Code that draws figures
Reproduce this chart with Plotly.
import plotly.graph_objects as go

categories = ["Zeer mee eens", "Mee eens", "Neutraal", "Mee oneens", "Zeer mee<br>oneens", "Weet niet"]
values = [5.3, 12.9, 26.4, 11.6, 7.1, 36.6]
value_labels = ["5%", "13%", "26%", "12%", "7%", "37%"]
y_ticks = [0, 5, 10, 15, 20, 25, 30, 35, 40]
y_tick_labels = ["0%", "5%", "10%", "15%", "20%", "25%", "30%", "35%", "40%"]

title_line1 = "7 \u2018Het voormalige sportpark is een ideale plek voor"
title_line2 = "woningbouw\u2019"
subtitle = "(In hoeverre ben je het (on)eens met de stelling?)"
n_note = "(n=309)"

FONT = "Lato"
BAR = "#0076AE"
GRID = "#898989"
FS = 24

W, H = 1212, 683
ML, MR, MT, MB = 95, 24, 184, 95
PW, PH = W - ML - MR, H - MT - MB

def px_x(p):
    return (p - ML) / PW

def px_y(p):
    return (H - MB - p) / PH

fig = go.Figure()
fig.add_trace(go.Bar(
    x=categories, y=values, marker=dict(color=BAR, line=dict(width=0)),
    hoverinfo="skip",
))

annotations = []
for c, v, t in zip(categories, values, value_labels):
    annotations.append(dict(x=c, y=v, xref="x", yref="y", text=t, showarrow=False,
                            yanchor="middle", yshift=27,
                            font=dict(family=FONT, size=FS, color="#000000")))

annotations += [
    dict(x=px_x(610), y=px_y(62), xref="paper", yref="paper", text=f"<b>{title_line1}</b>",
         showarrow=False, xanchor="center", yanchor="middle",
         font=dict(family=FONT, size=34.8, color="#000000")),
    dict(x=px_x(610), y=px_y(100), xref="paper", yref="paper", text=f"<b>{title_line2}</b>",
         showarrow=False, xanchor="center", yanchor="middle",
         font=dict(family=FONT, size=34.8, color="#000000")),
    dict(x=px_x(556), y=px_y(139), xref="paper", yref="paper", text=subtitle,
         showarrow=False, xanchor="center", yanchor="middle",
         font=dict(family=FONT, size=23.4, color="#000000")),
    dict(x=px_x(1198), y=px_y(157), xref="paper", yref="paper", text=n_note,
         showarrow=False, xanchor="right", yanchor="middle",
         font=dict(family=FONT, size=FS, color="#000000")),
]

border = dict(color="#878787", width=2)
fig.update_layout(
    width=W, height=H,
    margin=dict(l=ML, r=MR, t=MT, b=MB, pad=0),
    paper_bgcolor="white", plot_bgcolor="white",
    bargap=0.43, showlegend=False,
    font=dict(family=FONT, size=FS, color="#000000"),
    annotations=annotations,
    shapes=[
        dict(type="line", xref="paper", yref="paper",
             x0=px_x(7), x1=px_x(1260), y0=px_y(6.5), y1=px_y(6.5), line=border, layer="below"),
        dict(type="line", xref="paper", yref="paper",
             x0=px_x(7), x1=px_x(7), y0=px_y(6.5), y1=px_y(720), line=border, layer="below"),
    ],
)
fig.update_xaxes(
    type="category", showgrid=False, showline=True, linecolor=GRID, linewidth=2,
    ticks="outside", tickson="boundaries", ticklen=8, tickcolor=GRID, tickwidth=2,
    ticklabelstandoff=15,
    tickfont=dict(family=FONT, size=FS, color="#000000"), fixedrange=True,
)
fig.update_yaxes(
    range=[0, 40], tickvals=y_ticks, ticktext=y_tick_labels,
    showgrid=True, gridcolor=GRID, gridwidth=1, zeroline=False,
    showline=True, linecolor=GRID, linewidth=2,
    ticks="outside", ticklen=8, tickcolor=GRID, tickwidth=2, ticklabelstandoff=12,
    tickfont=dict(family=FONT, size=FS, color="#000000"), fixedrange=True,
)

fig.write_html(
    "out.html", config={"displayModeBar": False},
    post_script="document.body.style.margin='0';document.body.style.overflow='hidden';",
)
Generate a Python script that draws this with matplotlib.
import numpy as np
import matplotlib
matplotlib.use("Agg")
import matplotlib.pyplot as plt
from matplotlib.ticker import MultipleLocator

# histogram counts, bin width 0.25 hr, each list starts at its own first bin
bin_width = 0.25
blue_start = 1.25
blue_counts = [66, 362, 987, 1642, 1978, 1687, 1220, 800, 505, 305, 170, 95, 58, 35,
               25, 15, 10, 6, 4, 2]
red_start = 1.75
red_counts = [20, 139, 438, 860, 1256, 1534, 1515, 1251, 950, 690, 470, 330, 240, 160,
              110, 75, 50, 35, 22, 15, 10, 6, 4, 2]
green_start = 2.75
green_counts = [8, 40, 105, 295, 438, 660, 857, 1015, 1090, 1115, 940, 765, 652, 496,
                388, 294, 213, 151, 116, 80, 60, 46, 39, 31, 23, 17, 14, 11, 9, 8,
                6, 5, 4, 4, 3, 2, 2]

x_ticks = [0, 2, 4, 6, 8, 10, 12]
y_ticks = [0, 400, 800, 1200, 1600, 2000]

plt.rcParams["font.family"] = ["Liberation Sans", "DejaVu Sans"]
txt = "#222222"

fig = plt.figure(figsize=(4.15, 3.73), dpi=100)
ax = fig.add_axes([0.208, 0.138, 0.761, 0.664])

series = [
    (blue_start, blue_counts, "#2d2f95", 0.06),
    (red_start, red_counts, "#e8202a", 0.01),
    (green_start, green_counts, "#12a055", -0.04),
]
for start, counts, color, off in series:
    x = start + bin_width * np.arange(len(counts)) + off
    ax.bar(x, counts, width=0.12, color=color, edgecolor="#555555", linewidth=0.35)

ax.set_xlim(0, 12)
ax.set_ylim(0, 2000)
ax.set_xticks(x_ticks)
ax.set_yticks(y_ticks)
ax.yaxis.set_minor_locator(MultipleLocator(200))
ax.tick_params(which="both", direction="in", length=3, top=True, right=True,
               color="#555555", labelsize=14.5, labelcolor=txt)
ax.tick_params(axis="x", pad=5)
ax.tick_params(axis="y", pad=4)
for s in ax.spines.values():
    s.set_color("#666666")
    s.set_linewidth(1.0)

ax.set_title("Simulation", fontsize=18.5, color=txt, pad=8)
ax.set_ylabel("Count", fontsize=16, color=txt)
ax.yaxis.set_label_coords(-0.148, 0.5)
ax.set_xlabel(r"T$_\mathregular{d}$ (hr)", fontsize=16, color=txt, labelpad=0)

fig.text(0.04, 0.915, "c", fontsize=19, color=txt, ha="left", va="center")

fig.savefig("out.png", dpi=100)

* [Task prompt]: Repeat the span of lines that opens with the line holding "Generate a Python" and closes with the line holding "from matplotlib.ticker import MultipleLocator", exactly as it stands.

* [Result of the task]:
Generate a Python script that draws this with matplotlib.
import numpy as np
import matplotlib
matplotlib.use("Agg")
import matplotlib.pyplot as plt
from matplotlib.ticker import MultipleLocator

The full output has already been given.